PROBLEM STATEMENT | Restate all the material verbatim, except for the pictures.

SOURCE MATERIAL |
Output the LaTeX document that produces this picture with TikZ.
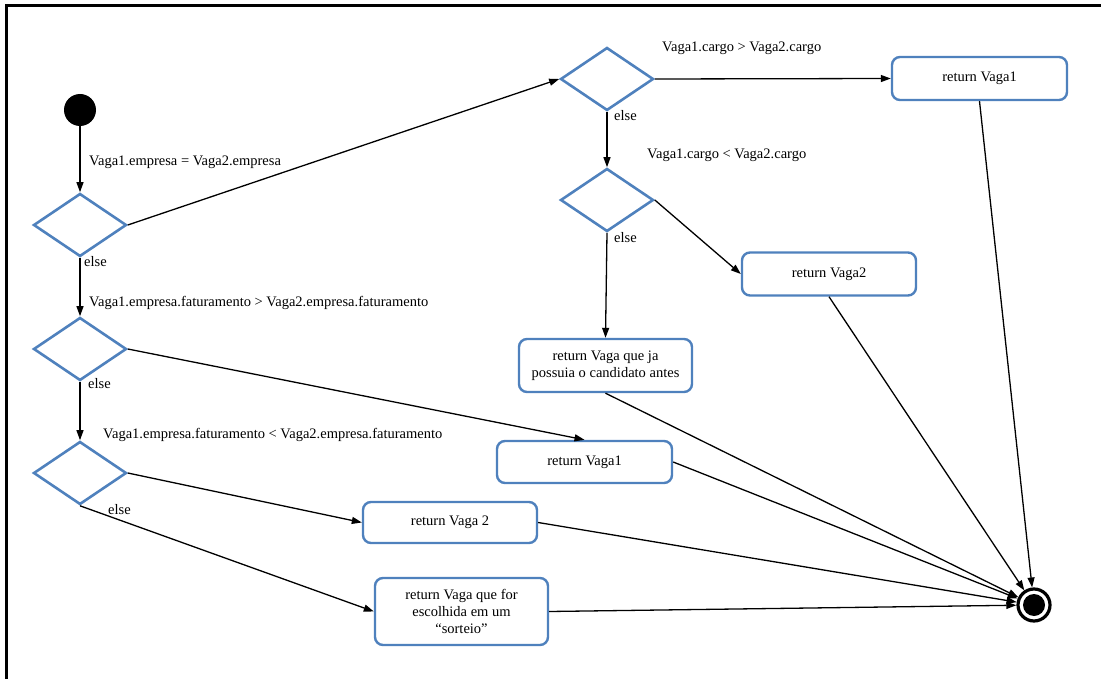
\documentclass[tikz,border=0pt]{standalone}
\usepackage{fontspec}
\setmainfont{Liberation Serif}
\usetikzlibrary{shapes.geometric,arrows.meta}
\definecolor{umlblue}{RGB}{79,129,189}
\begin{document}
\begin{tikzpicture}[x=1pt,y=-1pt,
  every node/.style={font=\fontsize{14.5}{17}\selectfont},
  decision/.style={diamond,draw=umlblue,line width=2.6pt,inner sep=0pt,
    minimum width=93pt,minimum height=63pt},
  action/.style={rectangle,rounded corners=8pt,draw=umlblue,line width=2.4pt,
    fill=white,align=center,inner sep=0pt},
  guard/.style={anchor=west,inner sep=0pt},
  flow/.style={line width=1.3pt,-{Triangle[length=10pt,width=7pt]}}]
\useasboundingbox (0,0) rectangle (1101,679);
% frame
\draw[line width=3pt] (6,679) -- (6,6) -- (1101,6);

% initial and final states
\node[circle,fill=black,minimum size=32pt,inner sep=0pt] (start) at (80,110) {};
\node[circle,draw=black,line width=3.2pt,fill=white,minimum size=32pt,inner sep=0pt] (end) at (1034,605) {};
\fill (end.center) circle (11pt);

% decisions
\node[decision] (d1) at (80,225) {};
\node[decision] (d2) at (80,349) {};
\node[decision] (d3) at (80,473) {};
\node[decision] (c1) at (607,79) {};
\node[decision] (c2) at (607,200) {};

% actions
\node[action,minimum width=175pt,minimum height=43pt] (r1) at (979.5,78.5) {return Vaga1};
\node[action,minimum width=174pt,minimum height=43pt] (r2) at (829,274) {return Vaga2};
\node[action,minimum width=173pt,minimum height=53pt] (r3) at (605.5,365.5) {return Vaga que ja\\possuia o candidato antes};
\node[action,minimum width=175pt,minimum height=42pt] (r4) at (584.5,462) {return Vaga1};
\node[action,minimum width=174pt,minimum height=41pt] (r5) at (450,522.5) {return Vaga 2};
\node[action,minimum width=173pt,minimum height=67pt] (r6) at (461.5,611.5) {return Vaga que for\\escolhida em um\\“sorteio”};

% guards
\node[guard] (g1) at (89,162) {Vaga1.empresa = Vaga2.empresa};
\node[guard] (g2) at (89,303) {Vaga1.empresa.faturamento > Vaga2.empresa.faturamento};
\node[guard] (g3) at (103,435) {Vaga1.empresa.faturamento < Vaga2.empresa.faturamento};
\node[guard] (g4) at (662,48) {Vaga1.cargo > Vaga2.cargo};
\node[guard] (g5) at (647,155) {Vaga1.cargo < Vaga2.cargo};
\node[guard] (e1) at (84,262) {else};
\node[guard] (e2) at (88,384) {else};
\node[guard] (e3) at (108,510) {else};
\node[guard] (e4) at (614,116) {else};
\node[guard] (e5) at (614,238) {else};

% control flow
\draw[flow] (start) -- (d1.north);
\draw[flow] (d1.east) -- (c1.west);
\draw[flow] (c1.east) -- (r1.west);
\draw[flow] (c1.south) -- (c2.north);
\draw[flow] (c2.east) -- (r2.west);
\draw[flow] (c2.south) -- (r3.north);
\draw[flow] (d1.south) -- (d2.north);
\draw[flow] (d2.east) -- (r4.north);
\draw[flow] (d2.south) -- (d3.north);
\draw[flow] (d3.east) -- (r5.west);
\draw[flow] (d3.south) -- (r6.west);

% into the final state
\draw[flow] (r1.south) -- (end);
\draw[flow] (r2.south) -- (end);
\draw[flow] (r3.south) -- (end);
\draw[flow] (r4.east) -- (end);
\draw[flow] (r5.east) -- (end);
\draw[flow] (r6.east) -- (end);
\end{tikzpicture}
\end{document}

EXPECTED ANSWER |
Output the LaTeX document that produces this picture with TikZ.
\documentclass[tikz,border=0pt]{standalone}
\usepackage{fontspec}
\setmainfont{Liberation Serif}
\usetikzlibrary{shapes.geometric,arrows.meta}
\definecolor{umlblue}{RGB}{79,129,189}
\begin{document}
\begin{tikzpicture}[x=1pt,y=-1pt,
  every node/.style={font=\fontsize{14.5}{17}\selectfont},
  decision/.style={diamond,draw=umlblue,line width=2.6pt,inner sep=0pt,
    minimum width=93pt,minimum height=63pt},
  action/.style={rectangle,rounded corners=8pt,draw=umlblue,line width=2.4pt,
    fill=white,align=center,inner sep=0pt},
  guard/.style={anchor=west,inner sep=0pt},
  flow/.style={line width=1.3pt,-{Triangle[length=10pt,width=7pt]}}]
\useasboundingbox (0,0) rectangle (1101,679);
% frame
\draw[line width=3pt] (6,679) -- (6,6) -- (1101,6);

% initial and final states
\node[circle,fill=black,minimum size=32pt,inner sep=0pt] (start) at (80,110) {};
\node[circle,draw=black,line width=3.2pt,fill=white,minimum size=32pt,inner sep=0pt] (end) at (1034,605) {};
\fill (end.center) circle (11pt);

% decisions
\node[decision] (d1) at (80,225) {};
\node[decision] (d2) at (80,349) {};
\node[decision] (d3) at (80,473) {};
\node[decision] (c1) at (607,79) {};
\node[decision] (c2) at (607,200) {};

% actions
\node[action,minimum width=175pt,minimum height=43pt] (r1) at (979.5,78.5) {return Vaga1};
\node[action,minimum width=174pt,minimum height=43pt] (r2) at (829,274) {return Vaga2};
\node[action,minimum width=173pt,minimum height=53pt] (r3) at (605.5,365.5) {return Vaga que ja\\possuia o candidato antes};
\node[action,minimum width=175pt,minimum height=42pt] (r4) at (584.5,462) {return Vaga1};
\node[action,minimum width=174pt,minimum height=41pt] (r5) at (450,522.5) {return Vaga 2};
\node[action,minimum width=173pt,minimum height=67pt] (r6) at (461.5,611.5) {return Vaga que for\\escolhida em um\\“sorteio”};

% guards
\node[guard] (g1) at (89,162) {Vaga1.empresa = Vaga2.empresa};
\node[guard] (g2) at (89,303) {Vaga1.empresa.faturamento > Vaga2.empresa.faturamento};
\node[guard] (g3) at (103,435) {Vaga1.empresa.faturamento < Vaga2.empresa.faturamento};
\node[guard] (g4) at (662,48) {Vaga1.cargo > Vaga2.cargo};
\node[guard] (g5) at (647,155) {Vaga1.cargo < Vaga2.cargo};
\node[guard] (e1) at (84,262) {else};
\node[guard] (e2) at (88,384) {else};
\node[guard] (e3) at (108,510) {else};
\node[guard] (e4) at (614,116) {else};
\node[guard] (e5) at (614,238) {else};

% control flow
\draw[flow] (start) -- (d1.north);
\draw[flow] (d1.east) -- (c1.west);
\draw[flow] (c1.east) -- (r1.west);
\draw[flow] (c1.south) -- (c2.north);
\draw[flow] (c2.east) -- (r2.west);
\draw[flow] (c2.south) -- (r3.north);
\draw[flow] (d1.south) -- (d2.north);
\draw[flow] (d2.east) -- (r4.north);
\draw[flow] (d2.south) -- (d3.north);
\draw[flow] (d3.east) -- (r5.west);
\draw[flow] (d3.south) -- (r6.west);

% into the final state
\draw[flow] (r1.south) -- (end);
\draw[flow] (r2.south) -- (end);
\draw[flow] (r3.south) -- (end);
\draw[flow] (r4.east) -- (end);
\draw[flow] (r5.east) -- (end);
\draw[flow] (r6.east) -- (end);
\end{tikzpicture}
\end{document}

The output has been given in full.